A bootloader for STM32
With this bootloader I want to acheive 3 key goals
- DFU - Ability to update deivce firmware using IO peripherals instead of a debugger module
- Security - Only run trusted application binaries that have been verified
- Portability - The ability to port this across different boards and use different IO peripherals to download the firmware
- Safe Rollback - In the case a loaded firmware fails or crashes, there must be the ability to revert the previous version
Iteration 1 of botloader will provide the following:
- Dual image flash architecture
- CRC image validation
- Automatic rollback on update failure
Iteration 2:
- Watchdog app rollback
A single image architecture can support larger application sizes and has a simpler flash architecture. However, it does not allow for a rollback mechanism when an app update fails, as the sectors that store the working app image will already be reased by the time a failure is detected. For example, if a power loss, reset, or a transmission failure occurs during the update, there is no working app on the device for it to continue functioning without having to update again. A dual image architecture retains the previous image in case the update fails. This comes at the cost of reduced app sizes and architecural complexity, but it provides a signicantly more stable and robust DFU mechanism.
With the chosen dual image mechanism, I wanted to design it in a manner in which the applications being compiled for the DFU can be unware of which slot it will occupy. The issue will be addresses in the vector table i.e the vector table will contain addresses at the image slot it was compiled for. To overcome this, there are 2 options:
- Relocate the vector table to RAM (done by the bootloader) and update the addresses in the vector with the proper offset.
- Build 2 application binaries, 1 for each slot, then query the bootlader for which one needs to be updated and send the approprate one.
With option 1, although it eneables compiling a single binary, I anticipate some issue with things like functions points not working. Reading more about PIC/PIE (Position Independent Code/Position Independent Executable), there seems to be some instablity with getting it to function properly. The downside of option 2 is that two application binaries must be 'shipped' for DFU, but it provides more stability as opposed to options 1. Having to 'ship' 2 images, in most case, does not come at much additional cost as most new host devices (devices wich will be uploading the image to the target) have enough storage capacity to store both. For this reason I choose option 2.
This is needed to detect any corruptions to the image that was wirtten to flash. Using CRC validation helps to prevent jumping to a bad/corrupted image that may be corrupted during transmission, flash memory bit flips, or some other way. If a CRC mismatch is detected, the bootloader will jump to the previously working image. The host must generate a CRC32 for the app binary and add it to an 'app header" along with the image size (used for transmission completion detection). The STM's CRC peripheral can be utilized generate a new CRC32 for the downloaded image and check it against the CRC32 in the app's header.
STM32 chips provide 2 watchdogs: Independent (IWDG) and Windowed (WWDG).
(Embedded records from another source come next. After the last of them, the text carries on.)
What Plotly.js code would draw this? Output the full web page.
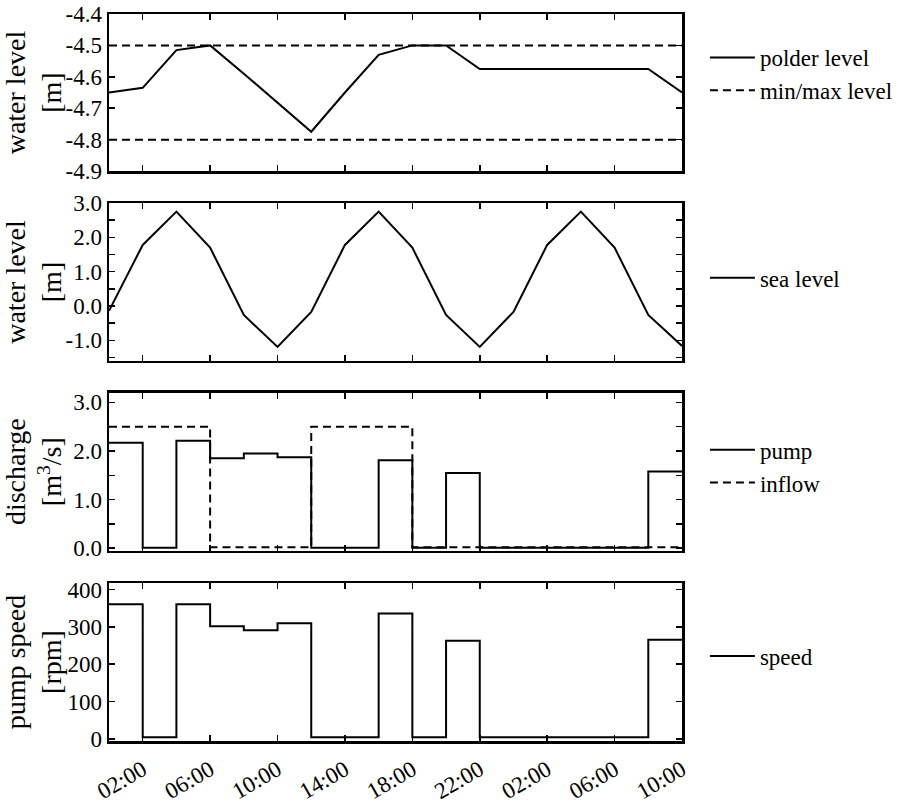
<!DOCTYPE html>
<html>
<head>
<meta charset="utf-8">
<script src="https://cdn.plot.ly/plotly-3.0.1.min.js"></script>
<style>html,body{margin:0;padding:0;background:#fff;}#chart{width:905px;height:804px;}</style>
</head>
<body>
<div id="chart"></div>
<script>
// time in hours since 00:00 of day 1
const hours = [0,2,4,6,8,10,12,14,16,18,20,22,24,26,28,30,32,34];
const polderLevel = [-4.65,-4.635,-4.515,-4.5,-4.59,-4.683,-4.775,-4.65,-4.53,-4.5,-4.5,-4.575,-4.575,-4.575,-4.575,-4.575,-4.575,-4.65];
const maxLevel = -4.5;
const minLevel = -4.8;
const seaLevel = [-0.14,1.78,2.75,1.7,-0.26,-1.19,-0.17,1.78,2.75,1.7,-0.26,-1.19,-0.17,1.78,2.75,1.7,-0.26,-1.16];
const pumpDischarge = [2.17,0.01,2.21,1.85,1.95,1.87,0.01,0.01,1.81,0.01,1.55,0.01,0.01,0.01,0.01,0.01,1.58,1.58];
const inflow = [2.5,2.5,2.5,0.02,0.02,0.02,2.5,2.5,2.5,0.02,0.02,0.02,0.02,0.02,0.02,0.02,0.02,0.02];
const pumpSpeed = [361,4,361,302,291,310,4,4,336,4,263,4,4,4,4,4,266,266];

const xTickVals = [2,6,10,14,18,22,26,30,34];
const xTickText = ["02:00","06:00","10:00","14:00","18:00","22:00","02:00","06:00","10:00"];

const y1Ticks = [-4.9,-4.8,-4.7,-4.6,-4.5,-4.4];
const y1Text = ["-4.9","-4.8","-4.7","-4.6","-4.5","-4.4"];
const y2Ticks = [-1,0,1,2,3];
const y2Text = ["-1.0","0.0","1.0","2.0","3.0"];
const y3Ticks = [0,1,2,3];
const y3Text = ["0.0","1.0","2.0","3.0"];
const y4Ticks = [0,100,200,300,400];
const y4Text = ["0","100","200","300","400"];

const xFirst = hours[0], xLast = hours[hours.length-1];
const LW = 2;
const DASH = "8px,5px";
const FONT = "'Liberation Serif', 'Times New Roman', Times, 'DejaVu Serif', serif";

const traces = [
  {x: hours, y: polderLevel, name: "polder level", mode: "lines", line: {color: "black", width: LW}, xaxis: "x", yaxis: "y", legend: "legend"},
  {x: [xFirst, xLast, null, xFirst, xLast], y: [maxLevel, maxLevel, null, minLevel, minLevel], name: "min/max level", mode: "lines", connectgaps: false, line: {color: "black", width: LW, dash: DASH}, xaxis: "x", yaxis: "y", legend: "legend"},
  {x: hours, y: seaLevel, name: "sea level", mode: "lines", line: {color: "black", width: LW}, xaxis: "x2", yaxis: "y2", legend: "legend2"},
  {x: hours, y: pumpDischarge, name: "pump", mode: "lines", line: {color: "black", width: LW, shape: "hv"}, xaxis: "x3", yaxis: "y3", legend: "legend3"},
  {x: hours, y: inflow, name: "inflow", mode: "lines", line: {color: "black", width: LW, shape: "hv", dash: DASH}, xaxis: "x3", yaxis: "y3", legend: "legend3"},
  {x: hours, y: pumpSpeed, name: "speed", mode: "lines", line: {color: "black", width: LW, shape: "hv"}, xaxis: "x4", yaxis: "y4", legend: "legend4"}
];

const axBase = {
  showline: true, linecolor: "black", linewidth: 2.5, mirror: "ticks",
  ticks: "inside", ticklen: 6, tickwidth: 1.5, tickcolor: "black",
  showgrid: false, zeroline: false, automargin: false, fixedrange: true
};
function xa(anchor, showLabels) {
  return Object.assign({}, axBase, {
    anchor: anchor, domain: [0, 1], range: [xFirst, xLast],
    tickmode: "array", tickvals: xTickVals, ticktext: xTickText,
    showticklabels: showLabels, tickangle: -30, ticklabelstandoff: 4
  });
}
function ya(anchor, dom, range, tv, tt, title, minorStep) {
  const o = Object.assign({}, axBase, {
    anchor: anchor, domain: dom, range: range,
    tickmode: "array", tickvals: tv, ticktext: tt,
    title: {text: title, standoff: 4}
  });
  if (minorStep) {
    o.minor = {tickmode: "linear", tick0: 0, dtick: minorStep, ticks: "inside", ticklen: 6, tickwidth: 1.5, tickcolor: "black", showgrid: false};
  }
  return o;
}
const legBase = {x: 1.04, xanchor: "left", yanchor: "middle", bgcolor: "rgba(0,0,0,0)", borderwidth: 0, itemwidth: 45, font: {family: FONT, size: 23, color: "black"}};

const layout = {
  width: 905, height: 804,
  margin: {l: 109, r: 223, t: 14, b: 63, autoexpand: false},
  paper_bgcolor: "white", plot_bgcolor: "white",
  font: {family: FONT, size: 23, color: "black"},
  showlegend: true,
  xaxis: xa("y", false),
  xaxis2: xa("y2", false),
  xaxis3: xa("y3", false),
  xaxis4: xa("y4", true),
  yaxis: ya("x", [0.784, 1.0], [-4.9, -4.4], y1Ticks, y1Text, "water level<br>[m]", null),
  yaxis2: ya("x2", [0.5227, 0.740], [-1.6, 3.0], y2Ticks, y2Text, "water level<br>[m]", 0.5),
  yaxis3: ya("x3", [0.2618, 0.4791], [-0.05, 3.2], y3Ticks, y3Text, "discharge<br>[m<sup>3</sup>/s]", 0.5),
  yaxis4: ya("x4", [0, 0.2173], [-6, 418], y4Ticks, y4Text, "pump speed<br>[rpm]", null),
  legend: Object.assign({}, legBase, {y: 0.9175}),
  legend2: Object.assign({}, legBase, {y: 0.637}),
  legend3: Object.assign({}, legBase, {y: 0.378}),
  legend4: Object.assign({}, legBase, {y: 0.117})
};

Plotly.newPlot("chart", traces, layout, {staticPlot: true, displayModeBar: false});
</script>
</body>
</html>
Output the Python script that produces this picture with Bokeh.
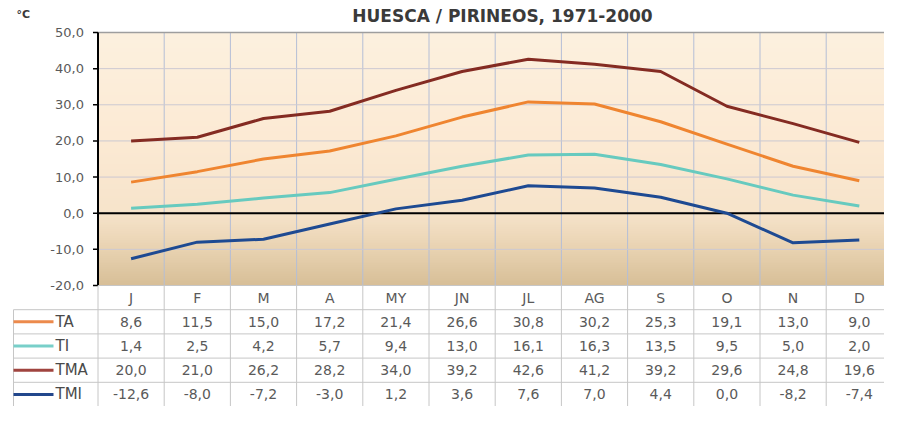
import numpy as np
from bokeh.plotting import figure
from bokeh.models import Range1d
from bokeh.embed import file_html
from bokeh.resources import INLINE
from bokeh.core.properties import value

# ---------------- data ----------------
months = ["J", "F", "M", "A", "MY", "JN", "JL", "AG", "S", "O", "N", "D"]
TA = [8.6, 11.5, 15.0, 17.2, 21.4, 26.6, 30.8, 30.2, 25.3, 19.1, 13.0, 9.0]
TI = [1.4, 2.5, 4.2, 5.7, 9.4, 13.0, 16.1, 16.3, 13.5, 9.5, 5.0, 2.0]
TMA = [20.0, 21.0, 26.2, 28.2, 34.0, 39.2, 42.6, 41.2, 39.2, 29.6, 24.8, 19.6]
TMI = [-12.6, -8.0, -7.2, -3.0, 1.2, 3.6, 7.6, 7.0, 4.4, 0.0, -8.2, -7.4]
series_names = ["TA", "TI", "TMA", "TMI"]
series_values = [TA, TI, TMA, TMI]
y_ticks = [-20, -10, 0, 10, 20, 30, 40, 50]
title_text = "HUESCA / PIRINEOS, 1971-2000"
unit_text = "°C"

# ---------------- styles / layout (pixels) ----------------
series_colors = ["#EF8530", "#67CABF", "#842B22", "#1E4A92"]
legend_colors = ["#EC8A4C", "#78CFC9", "#A0443F", "#22478C"]
FONT = value("DejaVu Sans")
W, H = 884, 406
AXIS_X = 97.5          # px of the y axis
COL = 66.2             # px per month column
PLOT_TOP, PLOT_BOTTOM = 32.0, 285.0
Y_MIN, Y_MAX = y_ticks[0], y_ticks[-1]
NROWS = len(series_names) + 1
ROW_H = (H - PLOT_BOTTOM) / NROWS
KY = (PLOT_BOTTOM - PLOT_TOP) / (Y_MAX - Y_MIN)
n = len(months)
centers = [i + 0.5 for i in range(n)]
bounds = list(range(n + 1))


def px_x(px):
    return (px - AXIS_X) / COL


def px_y(py):
    return Y_MAX + (PLOT_TOP - py) / KY


def fmt(v):
    return f"{v:.1f}".replace(".", ",")


p = figure(width=W, height=H,
           x_range=Range1d(px_x(0), px_x(W)),
           y_range=Range1d(px_y(H), px_y(0)),
           output_backend="svg", toolbar_location=None,
           x_axis_location=None, y_axis_location=None, min_border=0)
p.extra_y_ranges = {"table": Range1d(start=NROWS, end=-PLOT_BOTTOM / ROW_H)}
p.outline_line_color = None
p.background_fill_color = "white"
p.border_fill_color = "white"
for g in p.grid:
    g.visible = False

# ---- plot-area background gradient (decoration) ----
N = 140
ys = np.linspace(Y_MIN, Y_MAX, N)
stops_y = [-20, -10, 0, 20, 50]
stops_c = [(0xD8, 0xBF, 0x98), (0xE9, 0xD3, 0xB2), (0xF7, 0xE4, 0xCB), (0xFC, 0xEA, 0xD4), (0xFD, 0xF1, 0xDF)]
img = np.empty((N, 1), dtype=np.uint32)
view = img.view(dtype=np.uint8).reshape((N, 1, 4))
for ch in range(3):
    view[:, 0, ch] = np.interp(ys, stops_y, [c[ch] for c in stops_c]).astype(np.uint8)
view[:, 0, 3] = 255
p.image_rgba(image=[img], x=0, y=Y_MIN, dw=px_x(W), dh=Y_MAX - Y_MIN, level="image")

# ---- gridlines ----
p.segment(x0=bounds, y0=[Y_MIN] * len(bounds), x1=bounds, y1=[Y_MAX] * len(bounds),
          line_color="#B4BED6", line_width=1)
p.segment(x0=[0] * len(y_ticks), y0=y_ticks, x1=[px_x(W)] * len(y_ticks), y1=y_ticks,
          line_color="#CCC9D2", line_width=1)
p.segment(x0=[0], y0=[Y_MAX], x1=[px_x(W)], y1=[Y_MAX], line_color="#9E9E9E", line_width=1.5)
p.segment(x0=[0], y0=[0], x1=[px_x(W)], y1=[0], line_color="black", line_width=2)

# ---- series ----
for vals, col in zip(series_values, series_colors):
    p.line(x=centers, y=vals, line_color=col, line_width=3, line_join="round")

# ---- y axis ----
p.segment(x0=[0], y0=[Y_MIN], x1=[0], y1=[Y_MAX], line_color="black", line_width=2)
p.segment(x0=[px_x(AXIS_X - 5)] * len(y_ticks), y0=y_ticks, x1=[0] * len(y_ticks), y1=y_ticks,
          line_color="black", line_width=1.5)
p.text(x=[0] * len(y_ticks), y=y_ticks, text=[fmt(t) for t in y_ticks], x_offset=-14,
       text_font=FONT, text_font_size="13px", text_color="#5A5A5A",
       text_align="right", text_baseline="middle")

# ---- title and unit ----
p.text(x=[px_x(502)], y=[px_y(15)], text=[title_text], text_font=FONT, text_font_style="bold",
       text_font_size="17px", text_color="#3A3A3A", text_align="center", text_baseline="middle")
p.text(x=[px_x(16)], y=[px_y(14)], text=[unit_text], text_font=FONT, text_font_style="bold",
       text_font_size="11px", text_color="#3A3A3A", text_align="left", text_baseline="middle")

# ---- data table ----
legend_left = px_x(13)
sample_end = px_x(53)
label_x = px_x(55)
TGRAY = "#C6C6C6"
p.segment(x0=bounds, y0=[0] * len(bounds), x1=bounds, y1=[NROWS] * len(bounds),
          line_color=TGRAY, line_width=1, y_range_name="table")
rb = list(range(1, NROWS + 1))
p.segment(x0=[legend_left] * len(rb), y0=rb, x1=[px_x(W)] * len(rb), y1=rb,
          line_color=TGRAY, line_width=1, y_range_name="table")
p.segment(x0=[0], y0=[0], x1=[px_x(W)], y1=[0], line_color=TGRAY, line_width=1, y_range_name="table")
p.segment(x0=[legend_left], y0=[1], x1=[legend_left], y1=[NROWS],
          line_color=TGRAY, line_width=1, y_range_name="table")

p.text(x=centers, y=[0.5] * n, text=months, text_font=FONT, text_font_size="14px",
       text_color="#5A5A5A", text_align="center", text_baseline="middle", y_range_name="table")
for r, (name, vals, lc) in enumerate(zip(series_names, series_values, legend_colors)):
    yy = r + 1.5
    p.text(x=centers, y=[yy] * n, text=[fmt(v) for v in vals], text_font=FONT,
           text_font_size="14px", text_color="#5A5A5A", text_align="center",
           text_baseline="middle", y_range_name="table")
    p.segment(x0=[legend_left], y0=[yy], x1=[sample_end], y1=[yy], line_color=lc, line_width=3,
              y_range_name="table")
    p.text(x=[label_x], y=[yy], text=[name], text_font=FONT, text_font_size="15px",
           text_color="#4A4A4A", text_align="left", text_baseline="middle", y_range_name="table")

open("out.html", "w").write(file_html(p, INLINE))
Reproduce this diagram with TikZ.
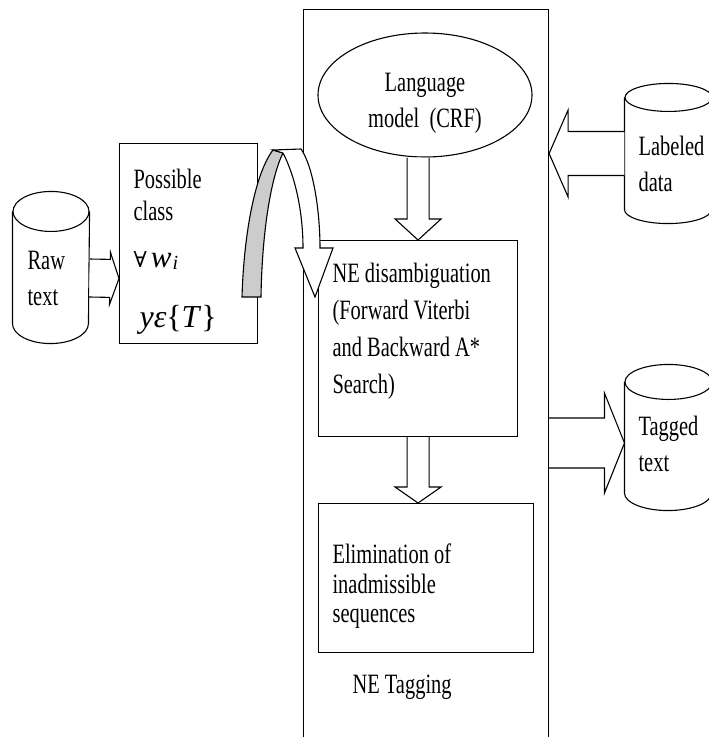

The IWDG uses it's own clock source as opposed to the sysslk used by the WWDG, which provides the ability to detect clock misconfigurations. However the WWDG provides the ability to ensure that feeds inly occur during reset windows, but this is not needed for this project. Since the IWDG is robust to handle sysclk failures, the IWDG is used. Once the image is marked as valid and ready to boot, IWDG must be enabled before the app starts, which the app must feed. This is to detect application, clock, or CPU failures and resets the board. The bootloader must check if the board was reset due to a watchdog timer (by reading bit 30 of RCC_CSR, see sec. 6.3.18 of reference manual) and if a certain number of resets have occured, a rollback must be done (to the previous image) so that an infinite bootloop does not occur.
A host application (i.e a python script) to make loading firmware to the board easier. This will append some app header bytes to the compiled binary. For the first iteration, only the application size and CRC is needed. This script will coordinate through the COM port with the target board and first transmit the header bytes, followed by the app image bytes. If the app is validated on the target side after download, the bootloader will respond accordingly.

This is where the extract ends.